This excellent question was asked by a colleague and friend whom I went to college with and who serves in the same Synod I do. Even though I do not know the specifics of the question he is asking (i.e. is he talking about the Lutheran Church in North America? The church of which he is pastoring? Christianity in general in the cultural mileu that is North America?), I'm going to take a stab at this one. Because of the enormity of the question and the nature of the question, it might take more than a few posts.

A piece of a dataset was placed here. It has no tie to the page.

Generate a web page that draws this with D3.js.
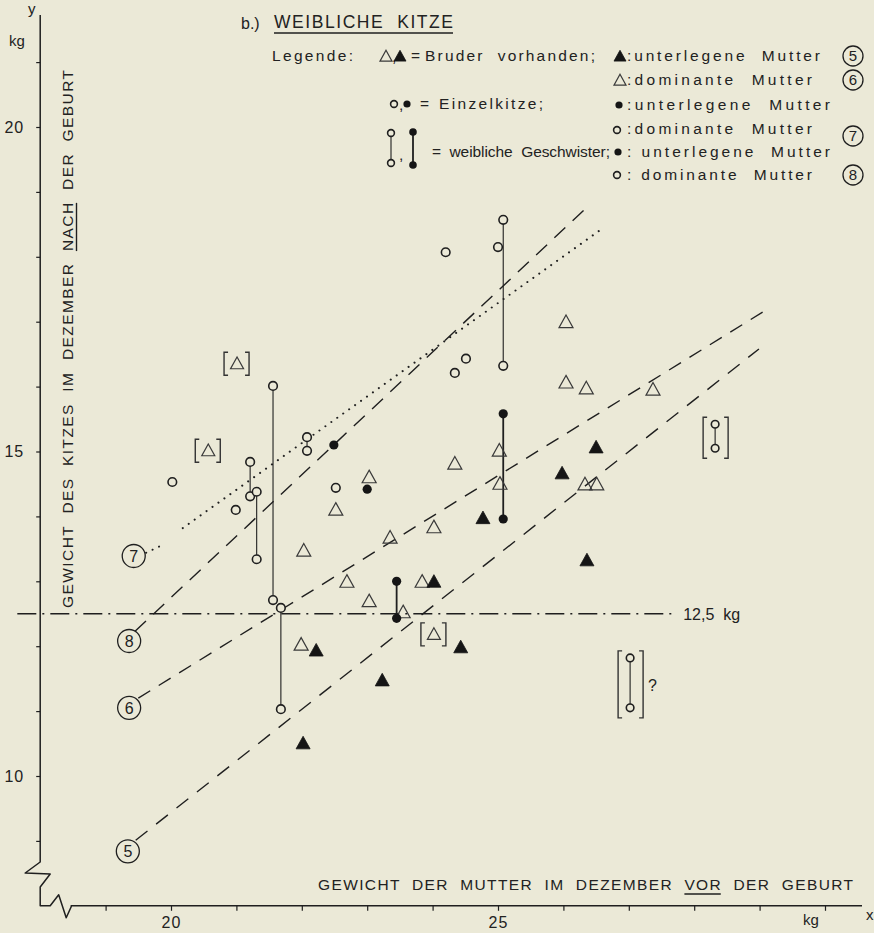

I'd like to begin with taking a gander at some specific areas where the church works:
1. Do we stand out in helping others? Well, yes and no. Yes in that if you were to combine all the efforts of all the churches around the globe and all they have done it would be an amazing thing to behold. Can you even begin to fathom the amount of money and food distributed through church run and led ministeries geared toward feeding the hungry? Can you even begin to imagine the amount of clothing, low cost and otherwise provided for those who need it through thrift stores and donations? Can you fathom the amount of money given to aid people in paying their bills? We have done and do an awful lot. However, how does this set us apart from any other particular institution that does good things? Are there not other organizations that feed the hungry, care for the environment, and seek to make a difference in the lives of those who are hurting? Of course, these organizations are many, and oftentimes they do a better job than the church at addressing these needs. So does the church really stand out in helping others? No.
2. Do we stand out in addressing issues of social justice? See the answer to number 1.
3. Do we stand out in how we treat one another? Not a chance. The church globally and locally is full of conflict. We can't seem to agree on anything. Gossip, back-biting, and out and out name calling run rampant in the church just like in every other organization or group in society. We don't exactly carry out our Lord's wish, "Everyone will know that you are my disciples if you have love for one another."
4. Do we stand out in addressing moral issues? No. I am going to approach this from the basis of my own denomination, the Evangelical Lutheran Church in America. Most of our social statements regarding moral issues become very vague at points. It's understandable. There are many shades of gray in life, and in the church we are constantly reminded that we are sinners who constantly need forgiveness. Even in cases where it seems like something is expressly forbidden and wrong, we find exceptions. For instance, most folks agree that lying to another person is wrong. However, is it wrong to teach a child to lie when an stranger knocks on the door and says, "Are your mom and dad home?" when they are not--knowing that person knocking could be a predator looking for an opportunity? Such shades of gray do not allow us to make definitive moral judgements--that and we tend to have a strong reaction to legalism. And legalism is important in defining right and wrong.
5. Do we stand out with strong, core beliefs? Again, I will approach this from a denominational standepoint. Admittedly, we have a few in the ELCA:
I personally will not delve into all the areas point by point. There are many core convictions that we share, but do we have a unified sense of vision and mission based upon those core beliefs? Not so sure. For even with our core beliefs, many within my denomination have been persuaded by post-modern arguments about the irrelevancy of truth. Folks have rightly criticized that literal battles have been fought over who has the truth and who doesn't. This has led to making truth relative, i.e. "Christianity is true for me/us, but isn't true for Muslims, Jews, Hindus, Athiests, etc." Furthermore, some theologians within the ELCA and other Christian denominations have turned to universalism--a logical consequence of the relativity of truth. If indeed truth is relative and all are destined to be with God, does core belief even matter? In light of numbers 1-4, I would say, no.
Further, when it comes to defined belief, aside from ascribing to the three ecuminical creeds and the Augsburg Confession and the Book of Concord--well, really I'm not so sure about the latter two as most Lutheran congregation goers and many clergy read them only once or twice in seminary and then proceeded to allow them to gather dust--we tend to be very loath to actually define what we Lutherans should believe. Case in point: the Book of Faith initiative in the ELCA. This study is designed to see how Lutherans read the Bible--not how Lutherans should read the Bible based upon our tradition and how it applies to today. By being descriptive instead of defnitive, it basically allows anyone to read the Bible in any way they choose and still be included in the Lutheran tent. While allowing a "big tent" mentality, it also means we don't stand out in any particular way.
6. Do we stand out because everyone is welcome? I ask this question almost with tongue in cheek because how could such a thing even be possible in the climate of the U.S.? If we are not dividing upon political ideology, we can certainly divide along the factors of racism, feminisim, sexism, or whatever ism you want to throw in there. We'll further divide on the issues of evangelism--social gospel/social justice versus the coversion of individual souls; although being healthy means we do both. Ooops, I'm sorry but in a post-modern world conversion is taboo because of the relativity of truth. Darn it! Well, um....uh.... Unfortunately, when we define what we believe versus what we do not believe, someone gets excluded, and it seems like one of the core values in the ELCA is to make everyone welcome. Unfortunately, when trying to make everyone welcome, eventually no one feels welcome. Therefore, we don't even stand out here.
I'm sure I could go on, but I will cease and desist for now. I'll try to put some stuff together about how we could actually stand out in a later post.